Last week, my workmates bet me (an unfit chump) the princely sum of £500 that I couldn't run a 10 kilometre race in under 70 minutes.
£500 I thought... "That's a lot of money, think of all the fags and booze you can buy with that".
Of course I naively said yes and took the bet, without really considering what I was letting myself in for. It wasn't until my first training run the other night that I realised exactly how pitifully out of shape I am. Or indeed exactly how far 10 kilometres is. And that I should probably start saving the £500 I'm going to have to cough up, when I fail.

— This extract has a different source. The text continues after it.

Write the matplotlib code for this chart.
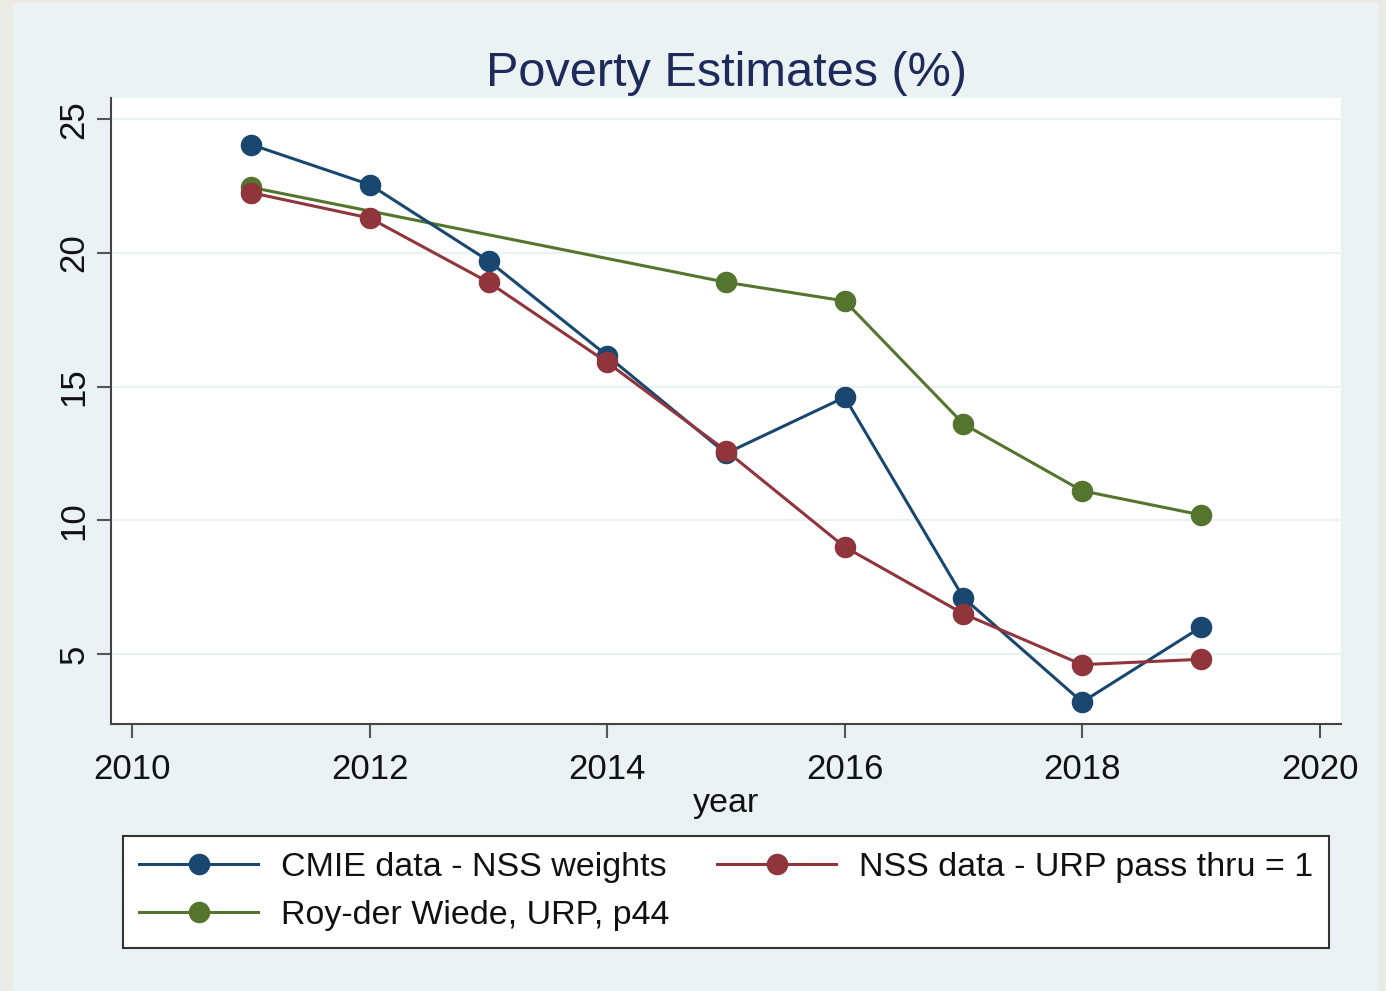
# -*- coding: utf-8 -*-
"""Poverty estimates line chart (Stata s2color look)."""

import matplotlib
matplotlib.use("Agg")
import matplotlib.pyplot as plt
from matplotlib.patches import Rectangle

# data
years = [2011, 2012, 2013, 2014, 2015, 2016, 2017, 2018, 2019]
cmie = [24.05, 22.55, 19.7, 16.15, 12.5, 14.6, 7.1, 3.2, 6.0]
nss = [22.25, 21.3, 18.9, 15.9, 12.6, 9.0, 6.5, 4.6, 4.8]
roy_years = [2011, 2015, 2016, 2017, 2018, 2019]
roy = [22.45, 18.9, 18.2, 13.6, 11.1, 10.2]

labels = ["CMIE data - NSS weights", "NSS data - URP pass thru = 1",
          "Roy-der Wiede, URP, p44"]
xticks = [2010, 2012, 2014, 2016, 2018, 2020]
yticks = [5, 10, 15, 20, 25]

navy = "#1a476f"
maroon = "#90353b"
green = "#55752f"
bg = "#eaf2f3"

plt.rcParams['font.family'] = ['Liberation Sans', 'DejaVu Sans']

W, H = 1386, 991
fig = plt.figure(figsize=(W / 100, H / 100), dpi=100)
fig.patch.set_facecolor("#ebebe5")
fig.patches.append(Rectangle((13 / W, 0), (1378 - 13) / W, 988 / H,
                             transform=fig.transFigure, facecolor=bg,
                             edgecolor="none", zorder=-10))

ax = fig.add_axes([111 / W, 1 - 724 / H, (1341 - 111) / W, (724 - 98) / H])
ax.set_facecolor("white")

style = dict(linewidth=2.2, marker="o", markersize=14.5, clip_on=False)
l1, = ax.plot(years, cmie, color=navy, label=labels[0], zorder=3, **style)
l2, = ax.plot(years, nss, color=maroon, label=labels[1], zorder=4, **style)
l3, = ax.plot(roy_years, roy, color=green, label=labels[2], zorder=2, **style)

ax.set_xlim(2009.82, 2020.18)
ax.set_ylim(2.38, 25.79)
ax.set_xticks(xticks)
ax.set_yticks(yticks)
ax.grid(axis="y", color=bg, linewidth=1.6)
ax.set_axisbelow(True)

for s in ["top", "right"]:
    ax.spines[s].set_visible(False)
for s in ["left", "bottom"]:
    ax.spines[s].set_color("#444444")
    ax.spines[s].set_linewidth(1.5)

ax.tick_params(axis="both", length=10, width=1.5, color="#555555",
               labelsize=25, labelcolor="#111111")
ax.tick_params(axis="x", pad=11)
ax.tick_params(axis="y", pad=5)
for lab in ax.get_yticklabels():
    lab.set_rotation(90)
    lab.set_va("center")

ax.set_xlabel("year", fontsize=24.5, color="#111111", labelpad=1)
ax.set_title("Poverty Estimates (%)", fontsize=35, color="#1e2a5a", pad=9)

# column-wise fill: first column CMIE + Roy, second column NSS
leg = fig.legend([l1, l3, l2], [labels[0], labels[2], labels[1]], ncol=2,
                 loc="upper left",
                 bbox_to_anchor=(123 / W, 1 - 836 / H, (1329 - 123) / W, 0),
                 mode="expand", fontsize=24.5, handlelength=3.5,
                 handletextpad=0.65, columnspacing=1.6, borderpad=0.48,
                 labelspacing=0.5, borderaxespad=0, fancybox=False,
                 framealpha=1, edgecolor="#333333")
leg.get_frame().set_linewidth(1.5)
for t in leg.get_texts():
    t.set_color("#111111")

fig.savefig("out.png", dpi=100, facecolor=fig.get_facecolor())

The basis for my self-doubt is the fact that I've been a smoker for nearly half of my life. I'm also partial to a bit of beige food and I enjoy a drink. A lifestyle, I think you'll agree, not really conducive with a the sport of running.
Sure, I can skateboard for hours on end and I can do 20 miles on my bike without too much trouble, so I am active and I'm not overweight or anything. But I haven't run any kind of distance for a long time. Not since being made to do the dreaded cross-country in school. I hated it and I hated being forced into doing it. And that instilled a fear in me – a fear of running and a fear of failing at running, which lives with me to this day. So I never ran again.
But £500 is a good motivator. It's just the kick up the backside I needed to make some changes to my lifestyle. To quit smoking, eat healthier, to forget all the negative crap and just run.
So if you seen a thin, wheezy man trudging around the streets of West Wales, in what look like shoes of lead, don't be alarmed, It's just me... training for my 10K.
I'll be uploading my progress over the next few months, with stories, photos, disappointing stats and maybe a video or two. I welcome your comments, tips and mickey-taking. So please feel free to chip in. Thanks.